En toda caverna, hay un Sócrates que da inicio y un Platón que da continuidad al motín de la inteligencia. Hace poco más de dos mil años, un loco de la caverna nació en Nazareth, y hace poco menos de seis siglos, otro loco de la caverna inventó la imprenta. Hace casi un siglo, un loco de la caverna revolucionó la física con su teoría de la relatividad, pero tres siglos antes, otro loco de la caverna había hallado, a la luz del sol, sus leyes de Newton.

Está el loco de la caverna que inventó el bombillo y el otro loco que creó la técnica de la pasteurización. Hubo un loco que creía que se podía ir a Las Indias (Oriente Extremo) viajando en sentido opuesto, otro loco que inventó el oxímoron de la violencia no activa y el par de locos que partieron en dos ramas la historia de la filosofía: Platón y Aristóteles. Suena bien, pero no lo fue. Todos estos locos lograron salir al sol, cierto, pero luego debieron regresar a enfrentar la oscuridad de la ignorancia establecida como norma social. La caverna de Platón está más viva que nunca. Cada vez que alguien encadena a otros y les hace creer que la única realidad es la que dictamina su voz unánime, pervive la caverna de Platón. Cada vez que somos cautivos de tendencias y modas, vanas sombras en la pared de las costumbres sociales, pervive la caverna de Platón. Cada vez que renunciamos a trabajar desde la esencia de lo que hacemos para proyectar la sombra de nuestra apariencia en el «muro» de las redes sociales, pervive la caverna de Platón.

A veces me pregunto si el mundo, este mundo que hemos fabricado nosotros —del que nos sentimos neciamente orgullosos con toda su violencia y desmanes— y que le hemos dejado a esa generación que despectivamente llamamos «de cristal», no es una inmensa y repugnante caverna de Platón, la única que podía construir una generación de cavernícolas como la nuestra.

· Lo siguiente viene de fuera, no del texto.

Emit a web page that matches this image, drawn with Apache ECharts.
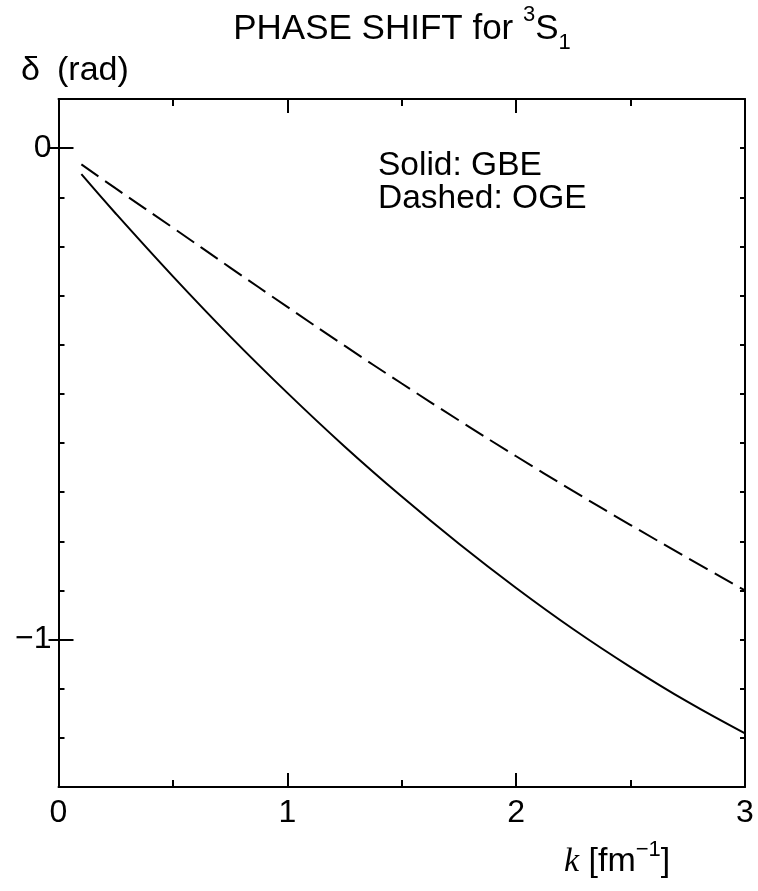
<!DOCTYPE html>
<html>
<head>
<meta charset="utf-8">
<title>Phase shift 3S1</title>
<script src="https://cdn.jsdelivr.net/npm/echarts@6/dist/echarts.min.js"></script>
<style>
  html, body { margin: 0; padding: 0; background: #fff; }
  #chart { width: 758px; height: 891px; }
</style>
</head>
<body>
<div id="chart"></div>
<script>
// k values (fm^-1) and phase shifts (rad)
var kValues = [0.1, 0.25, 0.5, 0.75, 1.0, 1.25, 1.5, 1.75, 2.0, 2.25, 2.5, 2.75, 3.0];
var gbeSolid = [-0.053, -0.133, -0.261, -0.383, -0.498, -0.607, -0.709, -0.805, -0.895, -0.979, -1.056, -1.127, -1.191];
var ogeDashed = [-0.033, -0.082, -0.162, -0.243, -0.323, -0.402, -0.479, -0.554, -0.627, -0.698, -0.767, -0.834, -0.900];

var xTickLabels = [0, 1, 2, 3];
var yTickLabels = [0, -1];

var FONT = "'Liberation Sans', Arial, Helvetica, sans-serif";
var black = '#000';

function pairs(xs, ys) {
  return xs.map(function (x, i) { return [x, ys[i]]; });
}

function fmt(v) {
  return v < 0 ? '\u2212' + Math.abs(v) : String(v);
}

var line = { show: true, onZero: false, lineStyle: { color: black, width: 2 } };
var gridBox = { left: 58.5, right: 13, top: 99, bottom: 104, containLabel: false, outerBoundsMode: 'none' };

var chart = echarts.init(document.getElementById('chart'), null, { renderer: 'canvas' });

var option = {
  backgroundColor: '#fff',
  animation: false,
  grid: [Object.assign({}, gridBox), Object.assign({}, gridBox)],
  xAxis: [
    {
      type: 'value', gridIndex: 0, position: 'bottom', min: 0, max: 3, interval: 1,
      axisLine: line,
      axisTick: { inside: true, length: 14, lineStyle: { color: black, width: 2 } },
      minorTick: { show: true, splitNumber: 2, length: 7, lineStyle: { color: black, width: 2 } },
      axisLabel: {
        color: black, fontSize: 32, fontFamily: FONT, margin: 10,
        customValues: xTickLabels, formatter: fmt
      },
      splitLine: { show: false }
    },
    {
      type: 'value', gridIndex: 0, position: 'top', min: 0, max: 3, interval: 1,
      axisLine: line,
      axisTick: { inside: true, length: 14, lineStyle: { color: black, width: 2 } },
      minorTick: { show: true, splitNumber: 2, length: 7, lineStyle: { color: black, width: 2 } },
      axisLabel: { show: false },
      splitLine: { show: false }
    },
    { type: 'value', gridIndex: 1, min: 0, max: 3, show: false },
    { type: 'value', gridIndex: 1, min: 0, max: 3, show: false, position: 'top' }
  ],
  yAxis: [
    {
      type: 'value', gridIndex: 0, position: 'left', min: -1.3, max: 0.1, interval: 0.1,
      axisLine: line,
      axisTick: { inside: true, length: 6, lineStyle: { color: black, width: 2 } },
      axisLabel: {
        color: black, fontSize: 32, fontFamily: FONT, margin: 7,
        customValues: yTickLabels, formatter: fmt
      },
      splitLine: { show: false }
    },
    {
      type: 'value', gridIndex: 0, position: 'right', min: -1.3, max: 0.1, interval: 0.1,
      axisLine: line,
      axisTick: { inside: true, length: 5, lineStyle: { color: black, width: 2 } },
      axisLabel: { show: false },
      splitLine: { show: false }
    },
    {
      type: 'value', gridIndex: 1, position: 'left', min: -1.3, max: 0.1,
      axisLine: { show: false },
      axisTick: { show: true, inside: true, length: 15, customValues: yTickLabels, lineStyle: { color: black, width: 2 } },
      axisLabel: { show: false },
      splitLine: { show: false }
    },
    {
      type: 'value', gridIndex: 1, position: 'right', min: -1.3, max: 0.1,
      axisLine: { show: false },
      axisTick: { show: true, inside: true, length: 10, customValues: yTickLabels, lineStyle: { color: black, width: 2 } },
      axisLabel: { show: false },
      splitLine: { show: false }
    }
  ],
  series: [
    {
      name: 'GBE', type: 'line', xAxisIndex: 0, yAxisIndex: 0,
      data: pairs(kValues, gbeSolid),
      smooth: 0.4, showSymbol: false,
      lineStyle: { color: black, width: 2 }
    },
    {
      name: 'OGE', type: 'line', xAxisIndex: 0, yAxisIndex: 0,
      data: pairs(kValues, ogeDashed),
      smooth: 0.4, showSymbol: false,
      lineStyle: { color: black, width: 2, type: [21, 8] }
    }
  ],
  graphic: [
    {
      type: 'text', x: 402, y: 29,
      style: {
        text: '{m|PHASE SHIFT for }{sup|3}{m|S}{sub|1}',
        align: 'center', verticalAlign: 'middle', fill: black,
        rich: {
          m: { fontSize: 35, fontFamily: FONT, lineHeight: 50, verticalAlign: 'middle' },
          sup: { fontSize: 22, fontFamily: FONT, lineHeight: 22, verticalAlign: 'top' },
          sub: { fontSize: 22, fontFamily: FONT, lineHeight: 28, verticalAlign: 'bottom' }
        }
      }
    },
    {
      type: 'text', x: 21, y: 71,
      style: { text: '\u03b4', font: '34px ' + FONT, fill: black, align: 'left', verticalAlign: 'middle' }
    },
    {
      type: 'text', x: 57, y: 71,
      style: { text: '(rad)', font: '34px ' + FONT, fill: black, align: 'left', verticalAlign: 'middle' }
    },
    {
      type: 'text', x: 378, y: 166,
      style: { text: 'Solid: GBE', font: '33.5px ' + FONT, fill: black, align: 'left', verticalAlign: 'middle' }
    },
    {
      type: 'text', x: 378, y: 199,
      style: { text: 'Dashed: OGE', font: '33.5px ' + FONT, fill: black, align: 'left', verticalAlign: 'middle' }
    },
    {
      type: 'text', x: 564, y: 862,
      style: {
        text: '{k|k}{sp| }{s|[fm}{sup|\u22121}{s|]}',
        align: 'left', verticalAlign: 'middle', fill: black,
        rich: {
          k: { fontSize: 34, fontFamily: "'Liberation Serif', 'Times New Roman', serif", fontStyle: 'italic', lineHeight: 46, verticalAlign: 'middle' },
          sp: { fontSize: 34, fontFamily: FONT, lineHeight: 46, verticalAlign: 'middle' },
          s: { fontSize: 34, fontFamily: FONT, lineHeight: 46, verticalAlign: 'middle' },
          sup: { fontSize: 22, fontFamily: FONT, lineHeight: 22, verticalAlign: 'top' }
        }
      }
    }
  ]
};

chart.setOption(option);
</script>
</body>
</html>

Estos jóvenes «de cristal» tienen una fortaleza que mi generación nunca tuvo: no tienen miedo de reconocerse débiles y frágiles. Nosotros ayer fingíamos fortaleza donde ellos hoy lloran.

Y esa es la última cualidad que no he mencionado del loco de la caverna: honestidad. Quiero imaginar que aquel loco de la caverna de Platón tuvo la honestidad de reconocerse ignorante antes de zafarse de sus cadenas.

Quiero imaginar que estos jóvenes de cristal tendrán la honestidad de reconocerse hijos de nuestra debilidad mal disfrazada de dureza, y hacer algo por escapar de la caverna que fabricamos para ellos. Tengo motivos para ser optimista sobre el futuro en manos de estos jóvenes de cristal. A fin de cuentas, en su aparente fragilidad, el cristal está llamado a descomponer la luz en sus diferentes longitudes de onda y, para eso, debe estar fuera de la caverna de Platón.